■ **What you will do**: Write out, word for word, the first line of the data below and every line after it through the one containing "plt.rcParams['font.family'] = ['Lato', 'DejaVu".

■ **Collected material**:
--- --- ---

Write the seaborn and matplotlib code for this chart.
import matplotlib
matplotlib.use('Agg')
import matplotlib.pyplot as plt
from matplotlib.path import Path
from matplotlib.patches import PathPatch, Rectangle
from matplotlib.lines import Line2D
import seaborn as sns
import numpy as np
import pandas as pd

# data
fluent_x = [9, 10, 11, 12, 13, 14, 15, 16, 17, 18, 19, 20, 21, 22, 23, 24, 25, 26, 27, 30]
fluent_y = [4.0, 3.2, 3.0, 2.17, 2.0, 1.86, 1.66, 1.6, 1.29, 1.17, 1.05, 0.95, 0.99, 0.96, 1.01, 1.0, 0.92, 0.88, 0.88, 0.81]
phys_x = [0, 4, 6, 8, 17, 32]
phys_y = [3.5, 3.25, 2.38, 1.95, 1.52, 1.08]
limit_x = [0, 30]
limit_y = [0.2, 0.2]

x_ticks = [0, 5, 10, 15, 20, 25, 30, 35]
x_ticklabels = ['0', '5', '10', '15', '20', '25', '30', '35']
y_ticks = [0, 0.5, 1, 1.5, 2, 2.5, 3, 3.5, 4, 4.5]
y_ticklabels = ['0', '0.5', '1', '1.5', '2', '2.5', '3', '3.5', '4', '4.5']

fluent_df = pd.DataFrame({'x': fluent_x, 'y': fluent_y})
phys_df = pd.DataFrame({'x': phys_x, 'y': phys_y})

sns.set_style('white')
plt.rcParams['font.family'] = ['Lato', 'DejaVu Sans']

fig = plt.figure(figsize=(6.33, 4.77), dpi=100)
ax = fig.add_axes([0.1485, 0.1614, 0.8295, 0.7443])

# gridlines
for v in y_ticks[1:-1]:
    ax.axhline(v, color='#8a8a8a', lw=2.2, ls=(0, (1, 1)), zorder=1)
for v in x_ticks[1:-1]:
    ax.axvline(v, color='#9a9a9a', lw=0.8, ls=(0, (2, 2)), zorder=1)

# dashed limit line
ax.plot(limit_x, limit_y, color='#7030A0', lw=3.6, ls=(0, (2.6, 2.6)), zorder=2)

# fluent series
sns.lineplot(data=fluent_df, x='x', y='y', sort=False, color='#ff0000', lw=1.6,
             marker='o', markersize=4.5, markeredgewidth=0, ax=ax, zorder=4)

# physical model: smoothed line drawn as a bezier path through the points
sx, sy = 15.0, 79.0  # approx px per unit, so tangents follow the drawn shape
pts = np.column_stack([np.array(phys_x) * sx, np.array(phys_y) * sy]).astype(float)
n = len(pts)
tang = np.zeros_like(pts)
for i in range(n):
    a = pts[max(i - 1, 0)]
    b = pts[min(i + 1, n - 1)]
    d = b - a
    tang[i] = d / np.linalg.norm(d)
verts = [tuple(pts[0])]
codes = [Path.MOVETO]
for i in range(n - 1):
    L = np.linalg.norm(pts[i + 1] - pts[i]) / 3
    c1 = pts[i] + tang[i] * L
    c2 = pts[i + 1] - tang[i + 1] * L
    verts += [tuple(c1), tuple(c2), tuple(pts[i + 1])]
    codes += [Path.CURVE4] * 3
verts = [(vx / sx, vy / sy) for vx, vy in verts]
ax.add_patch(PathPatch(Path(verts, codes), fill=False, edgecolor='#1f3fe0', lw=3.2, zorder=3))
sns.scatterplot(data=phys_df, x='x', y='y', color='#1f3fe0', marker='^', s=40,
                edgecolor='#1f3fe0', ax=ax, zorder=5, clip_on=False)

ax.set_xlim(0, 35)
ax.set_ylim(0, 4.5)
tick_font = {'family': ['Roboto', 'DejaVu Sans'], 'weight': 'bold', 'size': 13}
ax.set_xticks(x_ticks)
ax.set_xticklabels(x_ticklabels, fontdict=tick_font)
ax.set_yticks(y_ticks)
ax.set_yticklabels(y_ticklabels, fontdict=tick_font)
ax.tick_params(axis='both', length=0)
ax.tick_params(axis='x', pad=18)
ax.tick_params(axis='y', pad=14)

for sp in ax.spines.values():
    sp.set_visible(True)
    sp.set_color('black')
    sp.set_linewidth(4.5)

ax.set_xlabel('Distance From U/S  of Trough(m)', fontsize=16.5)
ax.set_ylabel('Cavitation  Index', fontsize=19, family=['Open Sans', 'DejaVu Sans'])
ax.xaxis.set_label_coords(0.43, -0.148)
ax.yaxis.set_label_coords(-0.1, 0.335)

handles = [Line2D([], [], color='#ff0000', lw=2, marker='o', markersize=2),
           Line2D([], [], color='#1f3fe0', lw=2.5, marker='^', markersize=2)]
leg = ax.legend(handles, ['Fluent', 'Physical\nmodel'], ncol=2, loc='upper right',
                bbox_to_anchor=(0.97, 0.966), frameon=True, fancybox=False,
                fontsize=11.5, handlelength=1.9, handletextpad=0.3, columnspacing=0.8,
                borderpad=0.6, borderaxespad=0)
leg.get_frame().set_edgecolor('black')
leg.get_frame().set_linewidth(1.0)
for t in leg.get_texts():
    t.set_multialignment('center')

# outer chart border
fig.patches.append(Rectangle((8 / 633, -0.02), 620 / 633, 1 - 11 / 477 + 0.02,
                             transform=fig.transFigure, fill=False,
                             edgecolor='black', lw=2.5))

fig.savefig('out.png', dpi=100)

--- --- ---

■ **Exercise answer**:
Write the seaborn and matplotlib code for this chart.
import matplotlib
matplotlib.use('Agg')
import matplotlib.pyplot as plt
from matplotlib.path import Path
from matplotlib.patches import PathPatch, Rectangle
from matplotlib.lines import Line2D
import seaborn as sns
import numpy as np
import pandas as pd

# data
fluent_x = [9, 10, 11, 12, 13, 14, 15, 16, 17, 18, 19, 20, 21, 22, 23, 24, 25, 26, 27, 30]
fluent_y = [4.0, 3.2, 3.0, 2.17, 2.0, 1.86, 1.66, 1.6, 1.29, 1.17, 1.05, 0.95, 0.99, 0.96, 1.01, 1.0, 0.92, 0.88, 0.88, 0.81]
phys_x = [0, 4, 6, 8, 17, 32]
phys_y = [3.5, 3.25, 2.38, 1.95, 1.52, 1.08]
limit_x = [0, 30]
limit_y = [0.2, 0.2]

x_ticks = [0, 5, 10, 15, 20, 25, 30, 35]
x_ticklabels = ['0', '5', '10', '15', '20', '25', '30', '35']
y_ticks = [0, 0.5, 1, 1.5, 2, 2.5, 3, 3.5, 4, 4.5]
y_ticklabels = ['0', '0.5', '1', '1.5', '2', '2.5', '3', '3.5', '4', '4.5']

fluent_df = pd.DataFrame({'x': fluent_x, 'y': fluent_y})
phys_df = pd.DataFrame({'x': phys_x, 'y': phys_y})

sns.set_style('white')
plt.rcParams['font.family'] = ['Lato', 'DejaVu Sans']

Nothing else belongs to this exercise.